The distinct branches of the United States military are making efforts to shatter the age old glass ceilings that have prevented women from serving in combat roles. The Army has been spinning the successes of a recent group of recruits, but controversy is brewing as some say that standards were lowered to get the women through infantry training.
18 of the 32 female infantry recruits passed the One Station Unit Training (OSUT) program at Fort Benning, Georgia and joined the 1st Battalion, 19th Infantry Regiment last Friday. Some are headed to Texas for cavalry training, while others are headed to jump school.
The Army had been expecting some to fail. Even with 14 washing out, they were pleased. But the new rumors suggests that the standards some of those women had to meet were not the same as those met by their male colleagues.
Some made it through by the higher standard, too. One of the male recruits bragged about one of his fellow soldiers to PopularMilitary.com. “There was even one female that did better than 90 percent of the males on the PT test. Speaking as the person who had the second-highest PT score, she had me looking over my soldier the whole cycle. It was something that definitely made me better, and maybe kept me up nights a few times. But certainly by the end of the cycle, I was doing more push-ups, because I had her chasing me.”

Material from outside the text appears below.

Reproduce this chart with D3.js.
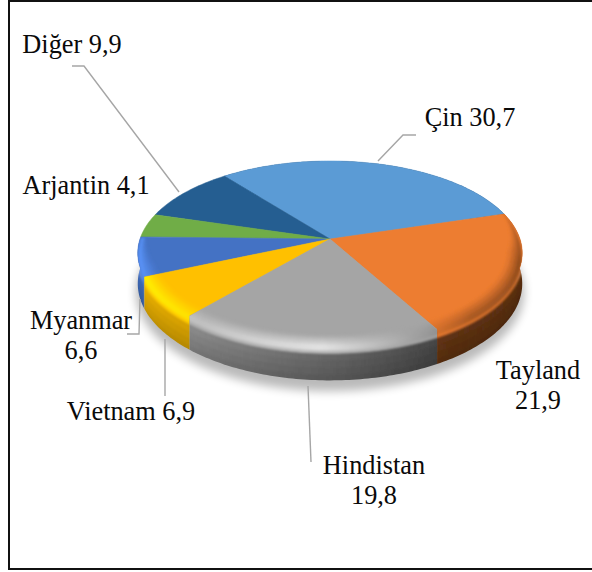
<!DOCTYPE html>
<html>
<head>
<meta charset="utf-8">
<title>Pirinc ihracati</title>
<script src="https://d3js.org/d3.v7.min.js"></script>
<style>
  html, body { margin: 0; padding: 0; background: #fff; overflow: hidden; }
  text { font-family: "Liberation Serif", serif; font-size: 26.3px; fill: #0a0a0a; }
</style>
</head>
<body>
<svg id="chart" width="592" height="572"></svg>
<script>
const countries = ["Çin", "Tayland", "Hindistan", "Vietnam", "Myanmar", "Arjantin", "Diğer"];
const shares = [30.7, 21.9, 19.8, 6.9, 6.6, 4.1, 9.9];
const sliceColors = ["#5b9bd5", "#ed7d31", "#a5a5a5", "#ffc000", "#4472c4", "#70ad47", "#255e91"];
const shareLabels = ["30,7", "21,9", "19,8", "6,9", "6,6", "4,1", "9,9"];

const svg = d3.select("#chart");

// chart frame, open on the right like the original crop
svg.append("rect").attr("x", 9).attr("y", 1).attr("width", 600).attr("height", 568)
  .attr("fill", "#fff").attr("stroke", "#111").attr("stroke-width", 2);

const defs = svg.append("defs");
function blurFilter(id, dev) {
  defs.append("filter").attr("id", id).attr("filterUnits", "userSpaceOnUse")
    .attr("x", 0).attr("y", 0).attr("width", 592).attr("height", 572)
    .append("feGaussianBlur").attr("stdDeviation", dev);
}
blurFilter("soft", 5);
blurFilter("smooth", 1.1);

// perspective tilt of the disc, centre of the pie ends up at (330, 239)
const cx = 330, cy = 239, radius = 190, depth = 89.9, persp = 0.152, wall = 30;
const toRad = Math.PI / 180;

const startDeg = -36.5;
const pie = d3.pie().sort(null).startAngle(startDeg * toRad).endAngle((startDeg + 360) * toRad);
const arcs = pie(shares);
const line = d3.line();

// the 3d view squeezes the angles a little, so the seams land where the original has them
const warp = d3.scaleLinear()
  .domain([-36.5, 74, 152.8, 224.1, 272.7, 287.5, 323.5])
  .range([-38.5, 73, 150.5, 220.5, 271, 286, 321.5]);

function project(deg, r, h) {
  const a = warp(deg) * toRad;
  const px = Math.sin(a) * r, pz = -Math.cos(a) * r;
  const s = 1 / (1 - persp * pz);
  return [cx + radius * px * s, cy + depth * pz * s + h * s];
}

function degreesOf(d0, d1) {
  const n = Math.max(2, Math.ceil(d1 - d0));
  return d3.range(n + 1).map(i => d0 + (d1 - d0) * i / n);
}

// soft shadow under the disc
svg.append("path")
  .attr("d", line(d3.range(-36, 324, 4).map(d => project(d, 1.01, wall + 8))) + "Z")
  .attr("fill", "#000").attr("opacity", 0.27).attr("filter", "url(#soft)");

// lighting going round the disc in degrees, right side is darkest
const wallLight = d3.scaleLinear().domain([74, 150, 180, 221, 273]).range([0.36, 0.41, 0.62, 0.86, 1]).clamp(true);
const rimLight = d3.scaleLinear().domain([74, 105, 140, 165, 185, 221, 273]).range([0.85, 0.62, 0.72, 1.05, 1.32, 1.14, 1.25]).clamp(true);
// where the flat top stops; the bevel only exists round the front
const flatEdge = d3.scaleLinear().domain([74, 100, 255, 272.7]).range([0.995, 0.925, 0.925, 0.97]).clamp(true);
// profile across the bevel from flat top (0) to the wall (1)
const bevelMix = d3.scaleLinear().domain([0, 0.6, 0.85, 1]).range([0, 1, 1, -0.4]);

function shade(color, k) {
  const c = d3.rgb(color);
  if (k <= 1) return d3.rgb(c.r * k, c.g * k, c.b * k).formatHex();
  const t = k - 1;
  return d3.rgb(Math.min(255, c.r * k + 30 * t), Math.min(255, c.g * k + 30 * t), Math.min(255, c.b * k + 30 * t)).formatHex();
}

const frontFrom = 74, frontTo = 272.8;

// back to front so nearer parts paint over farther ones
const drawOrder = arcs.slice().sort((p, q) => {
  const m = a => Math.cos((a.startAngle + a.endAngle) / 2);
  return m(q) - m(p);
});

const wallLayers = d3.range(0, 5).map(i => i / 5);
const bevelLayers = d3.range(0, 6).map(i => i / 6);

drawOrder.forEach(a => {
  const color = sliceColors[a.index];
  const start = a.startAngle / toRad, end = a.endAngle / toRad;
  const degs = degreesOf(start, end);
  const hasFront = end > frontFrom && start < frontTo;

  // clip to the exact outline of this slice, the rim meshes run past it and get blurred
  if (hasFront) {
    const wallDegs = degs.filter(d => d >= frontFrom - 0.01 && d <= frontTo);
    const clip = defs.append("clipPath").attr("id", `slice-${a.index}`);
    clip.append("path").attr("d", line([[cx, cy]].concat(degs.map(d => project(d, 1, 0)))) + "Z");
    clip.append("path").attr("d", line(wallDegs.map(d => project(d, 1, 0))
      .concat(wallDegs.slice().reverse().map(d => project(d, 1, wall)))) + "Z");

    const wallClip = svg.append("g").attr("clip-path", `url(#slice-${a.index})`);
    const wallGroup = wallClip.append("g").attr("filter", "url(#smooth)");
    d3.pairs(degreesOf(start - 3, end + 3)).forEach(([d0, d1]) => {
      const mid = (d0 + d1) / 2;
      wallLayers.forEach(u => {
        // wall darkens a bit towards the lower edge
        const k = wallLight(mid) * (1 - 0.22 * u);
        const h0 = u * wall, h1 = (u + 0.2) * wall + (u === 0.8 ? 5 : 0);
        const r = 1.015;
        wallGroup.append("path")
          .attr("d", line([project(d0, r, h0), project(d1, r, h0), project(d1, r, h1), project(d0, r, h1)]) + "Z")
          .attr("fill", shade(color, k)).attr("stroke", shade(color, k)).attr("stroke-width", 1);
      });
    });
  }

  // flat top of the slice
  svg.append("path")
    .attr("d", line([[cx, cy]].concat(degs.map(d => project(d, 1, 0)))) + "Z")
    .attr("fill", color).attr("stroke", color).attr("stroke-width", 0.5);

  if (hasFront) {
    const bevelClip = svg.append("g").attr("clip-path", `url(#slice-${a.index})`);
    const bevelGroup = bevelClip.append("g").attr("filter", "url(#smooth)");
    d3.pairs(degreesOf(Math.max(start - 3, frontFrom), Math.min(end + 3, frontTo))).forEach(([d0, d1]) => {
      const mid = (d0 + d1) / 2;
      bevelLayers.forEach(u => {
        const v = u + 1 / 6;
        const pt = (d, w) => {
          const e = flatEdge(d);
          const r = e + (1 - e) * Math.sin(w * Math.PI / 2);
          const h = ((1 - e) / 0.075) * 7 * (1 - Math.cos(w * Math.PI / 2));
          return project(d, r, h);
        };
        const m = bevelMix(u + 1 / 12);
        // blend flat colour -> rim light, then down into the wall colour
        const k = m >= 0 ? 1 + (rimLight(mid) - 1) * m
          : rimLight(mid) + (wallLight(mid) - rimLight(mid)) * Math.min(1, -m / 0.4);
        const fill = shade(color, k);
        bevelGroup.append("path")
          .attr("d", line([pt(d0, u), pt(d1, u), pt(d1, v), pt(d0, v)]) + "Z")
          .attr("fill", fill).attr("stroke", fill).attr("stroke-width", 0.8);
      });
    });
  }
});

// label text, placed by hand against the frame like the original
const labelLayout = [
  { lines: [`${countries[0]} ${shareLabels[0]}`], x: 470, y: 126 },
  { lines: [countries[1], shareLabels[1]], x: 538, y: 379 },
  { lines: [countries[2], shareLabels[2]], x: 374, y: 474 },
  { lines: [`${countries[3]} ${shareLabels[3]}`], x: 131, y: 420 },
  { lines: [countries[4], shareLabels[4]], x: 81, y: 329 },
  { lines: [`${countries[5]} ${shareLabels[5]}`], x: 86, y: 194 },
  { lines: [`${countries[6]} ${shareLabels[6]}`], x: 72, y: 53 }
];
labelLayout.forEach(l => {
  l.lines.forEach((t, i) => {
    svg.append("text").attr("x", l.x).attr("y", l.y + i * 30)
      .attr("text-anchor", "middle").text(t);
  });
});

// leader lines
const leaders = [
  [[72, 66], [84, 66], [179, 192]],
  [[378, 161], [403, 135], [416, 135]],
  [[140, 299], [139, 334], [127, 334]],
  [[165, 339], [165, 396]],
  [[308, 386], [311, 462]]
];
leaders.forEach(l => {
  svg.append("path").attr("d", line(l)).attr("fill", "none")
    .attr("stroke", "#a6a6a6").attr("stroke-width", 1.4);
});
</script>
</body>
</html>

Others felt like the double-standard wasn’t right. Some complained that the women didn’t have to carry the same weight. Most carry a 35-pound rucksack. The difference in size, though, meant some of the women couldn’t carry the same weight.
Still, this marks a turning point in the way the Army will handle women in the infantry. And the lessons learned from this first class will surely be used moving forward.
“A lot of the females, when they started, in the beginning- I would think one way, I’ll be honest with you,” said Sgt. 1st Class Karen Carter, a senior drill sergeant. “But they were incredible. Regardless of how much they weighed or size.”